Spotted in NoHo Sound. For all my fellow Tolkienites.

Chris Petranis: We're trying to incorporate the lifestyle component into it. We want to grow this into something unique where we marry the high-end purchasing experience with the experiential part. Those are words that are typically overused, but no one has ever, ever even come close to using them in this business. People just have air-conditioned, pretty cheesy spaces with a bunch of expensive boxes, and people walk in, and they try to sell you them, and then there's no follow-up whatsoever.

When we announced ourselves, people said, "Oh my god, thank god, we hated dealing with x, y, and z." So this has been a "product" that this market desperately needs to migrate and grow into, and we're having a blast doing it. We do music, film, people, artists, wine—and it's a lot of fun! I think that's the other component: no other dealers actually have fun. Really, they're selling you boxes. No one cares about music.

Roy: When's the last time a dealer held a Formula One viewing party at four in the morning on a Sunday? We do. Have you ever heard a Formula One racecar through a Focal Sopra No.3? It's awesome.

Dagdagan: What are you optimistic about in this industry?

Roy: The automotive sector's a great example because so many of our customers are into luxury automotive. A Toyota Camry today will out accelerate, out break, and out handle a Ferrari 308 from Magnum P.I. It's a better car . . . but it looks like a Toyota Camry. But Ferrari still exists, and people still buy fast cars. You can get a Subaru WRX for $30,000, and it's better, faster—as fast as many sports cars from sports car companies.

Performance in all parts of society is becoming commoditized. In theory, Sonos or everything at Best Buy should win, and there's no reason this sector should exist. People aren't buying numbers. They're buying flavors of sound, they're buying character, they're buying an idea that the box doesn't need to be hidden behind a wall; the box is art. It's art, replicating art. "If only I had that, I'd be a little closer to real life." That's part of the human condition, and that will never change. As long as someone is giving customers a place to learn and see what the absolute best is at the intersection of art, science, and engineering, the high-end will always exist.

So I'm more optimistic than ever because the more digitized, virtualized, and synthetic the entertainment that Hollywood is trying to foist on us—virtual reality, augmented reality, self-driving cars, lower-quality bit rate files—the more that the mass of people believe that that's all there is, the more likely it is that there's going to be a 180-degree turn—that people are going to place value on tangible, organic, real things. Why are record players making a comeback? Even shitty record players. Even shitty records sold at Urban Outfitters. Why? Because they believe in the idea of authenticity, and authenticity is best delivered by the highest quality engineering. (If only the software were better, we'd be closer to the real thing.)

I'm totally an optimist. What I'm a pessimist about is the way it's being sold. Stores suck. They do. If stores were great, we wouldn't exist.

Kain: We're truly passionate about what we do.
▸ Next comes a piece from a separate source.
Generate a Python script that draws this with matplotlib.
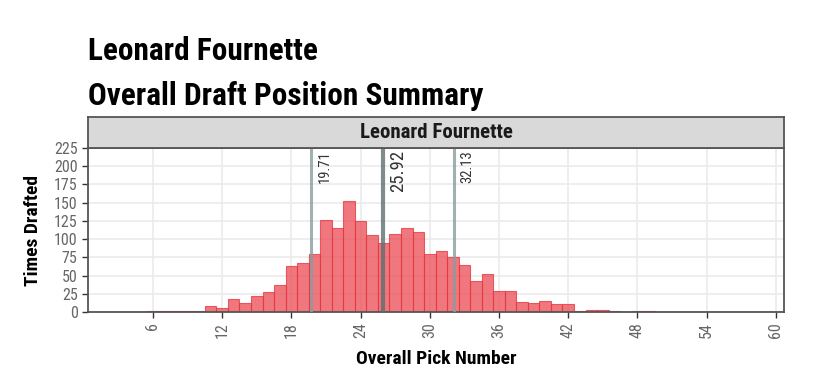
import matplotlib
matplotlib.use("Agg")
import matplotlib.pyplot as plt
import matplotlib.font_manager as fm

picks = list(range(6, 50))
times_drafted = [1, 1, 1, 1, 1, 8, 6, 18, 12, 22, 28, 37, 63, 67, 80, 126, 115, 152,
                 125, 106, 95, 107, 115, 110, 80, 84, 75, 65, 43, 52, 29, 29, 14, 13,
                 15, 11, 11, 1, 3, 3, 1, 0, 2, 2]
summary_values = [19.71, 25.92, 32.13]
x_ticks = [6, 12, 18, 24, 30, 36, 42, 48, 54, 60]
y_ticks = [0, 25, 50, 75, 100, 125, 150, 175, 200, 225]
player = "Leonard Fournette"

names = {f.name for f in fm.fontManager.ttflist}
font = "Roboto Condensed" if "Roboto Condensed" in names else "Roboto"
plt.rcParams["font.family"] = [font, "DejaVu Sans"]

W, H = 821, 392
fig = plt.figure(figsize=(W / 100, H / 100), dpi=100)
left, right, top, bottom = 88, 784, 148, 312
ax = fig.add_axes([left / W, 1 - bottom / H, (right - left) / W, (bottom - top) / H])

ax.grid(True, color="#ebebeb", linewidth=1.2)
ax.set_axisbelow(True)
ax.bar(picks, times_drafted, width=1, color="#ec4c55", alpha=0.76,
       edgecolor="#e6343d", linewidth=0.8, zorder=2)

for i, v in enumerate(summary_values):
    mid = i == 1
    ax.axvline(v, color="#5f6e70" if mid else "#8a9c9e", alpha=0.8,
               linewidth=3.0 if mid else 2.2, zorder=3)
    ax.text(v + 0.55, 222, f"{v:.2f}", rotation=90, ha="left", va="top",
            fontsize=13.5 if mid else 10.5, color="#333333", zorder=4)

ax.set_xlim(0.37, 60.7)
ax.set_ylim(0, 225)
ax.set_xticks(x_ticks)
ax.set_yticks(y_ticks)
ax.tick_params(axis="x", labelrotation=90)
ax.tick_params(colors="#333333", labelcolor="#666666", labelsize=11.5, length=4, width=1)
for s in ax.spines.values():
    s.set_color("#555555")
    s.set_linewidth(1.3)

ax.set_xlabel("Overall Pick Number", fontsize=14, fontweight="bold")
ax.set_ylabel("Times Drafted", fontsize=14, fontweight="bold")
ax.xaxis.set_label_coords(0.5, -0.232)
ax.yaxis.set_label_coords(-0.066, 0.5)

# facet strip
strip = fig.add_axes([left / W, 1 - top / H, (right - left) / W, 31 / H])
strip.set_facecolor("#d9d9d9")
strip.set_xticks([])
strip.set_yticks([])
for s in strip.spines.values():
    s.set_color("#555555")
    s.set_linewidth(1.3)
strip.text(0.5, 0.5, player, ha="center", va="center", fontsize=15,
           fontweight="bold", color="#1a1a1a", transform=strip.transAxes)

fig.text(left / W, 1 - 51 / H, player, ha="left", va="center",
         fontsize=22.5, fontweight="bold")
fig.text(left / W, 1 - 96 / H, "Overall Draft Position Summary", ha="left",
         va="center", fontsize=22.5, fontweight="bold")

fig.savefig("out.png", dpi=100)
What I look forward to is sitting down with a prospect and enjoying the reproduction of a performance—really allowing myself to decompress. It's meditation. Whether it's a glass of scotch, a cigar—I'm there and I'm engulfed in the experience. That's what I look forward to. I want to transcend that experience to the next person, because I feel that it's a part of people's lives that is missing significantly. And at the core of it, that's why we do this. Aside from filling the void in the industry, what I hold true is the passion. I'm not here to sell you a box; I'm trying to sell you the lifestyle behind it. I'm trying to make sure that when you get home, you're enjoying this stuff.

What I don't want to get lost in translation within this story is that we're mad at anyone else. As consumers, we're frustrated, and the result will be this [NoHo Sound]. But at the core of it is what we're talking about right now, which is us having fun—translating and transcending that to our customers. We want to broaden the awareness of our industry. We're disappointed at what others haven't done.

Roy: And if we don't do this, where are we going to buy gear in New York City? Who's going to sell it to us?